The Grit Project was introduced in 2014 and based on research by Milana Hogan, the chief legal recruiting and professional development officer at Sullivan & Cromwell. In 2013, Hogan discovered a statistical link between grit and successful women while she was pursuing a doctorate in education at the University of Pennsylvania, according to a press release.


Elaine Johnson James and Roula Allouch, who participated in a Grit Project panel at the ABA Midyear Meeting in February. Photograph by Tom Salyer Photography.

Grit is defined as “behavioral persistence in the face of adversity” and “sustained, passionate pursuit of goals,” according to the February program. Last year, Hogan’s 2013 research was expanded to consider more variables and broaden the types of lawyers surveyed.

One of the myths the program aimed to dispel was that talent alone determines success.
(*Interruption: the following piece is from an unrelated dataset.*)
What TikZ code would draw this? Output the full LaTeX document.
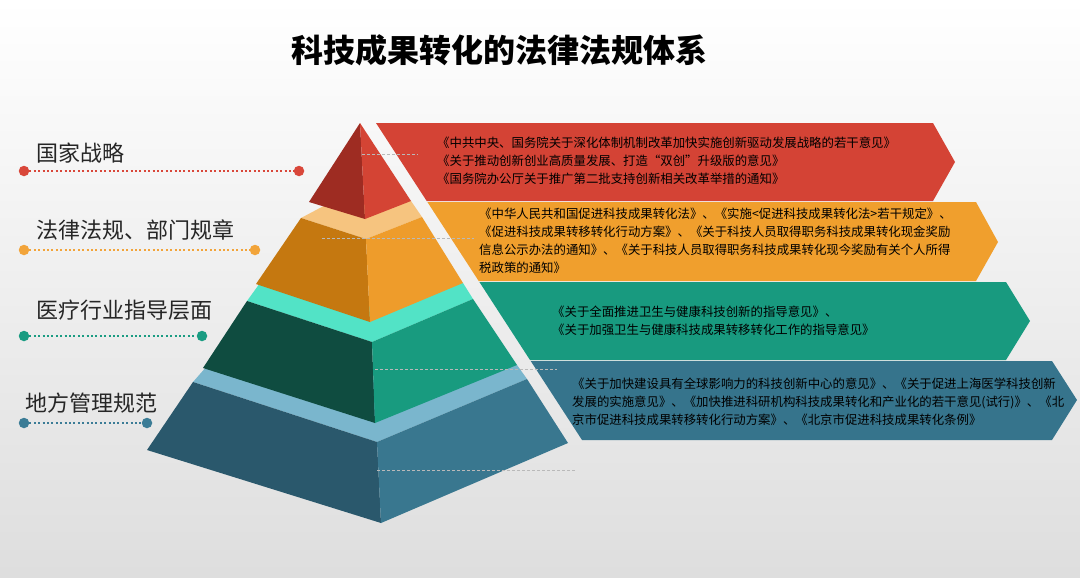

Or, as a slide in the presentation put it: “It’s more like Talent + Deliberate Practice + Motivation + Circumstance + Other Important Variables = Success.”

The study also looks at mindset, described as the beliefs a person has about himself or herself, such as “Am I smart?” or “Am I a good lawyer?” The study asserts that whether someone has a growth mindset predicts that person’s seniority in an organization.

There’s a statistically significant relationship between grit, mindset and various measures of success for lawyers in all practice areas, the study found, and lawyers are “pretty gritty.” The research also shows that female attorneys tend to think that grit and a growth mindset are important for success, and that while many successful lawyers show growth-mindset traits when dealing with difficult situations, there’s “significant room for improvement.”

The forthcoming book includes 45 letters from women who used grit and a growth mindset to advance their careers.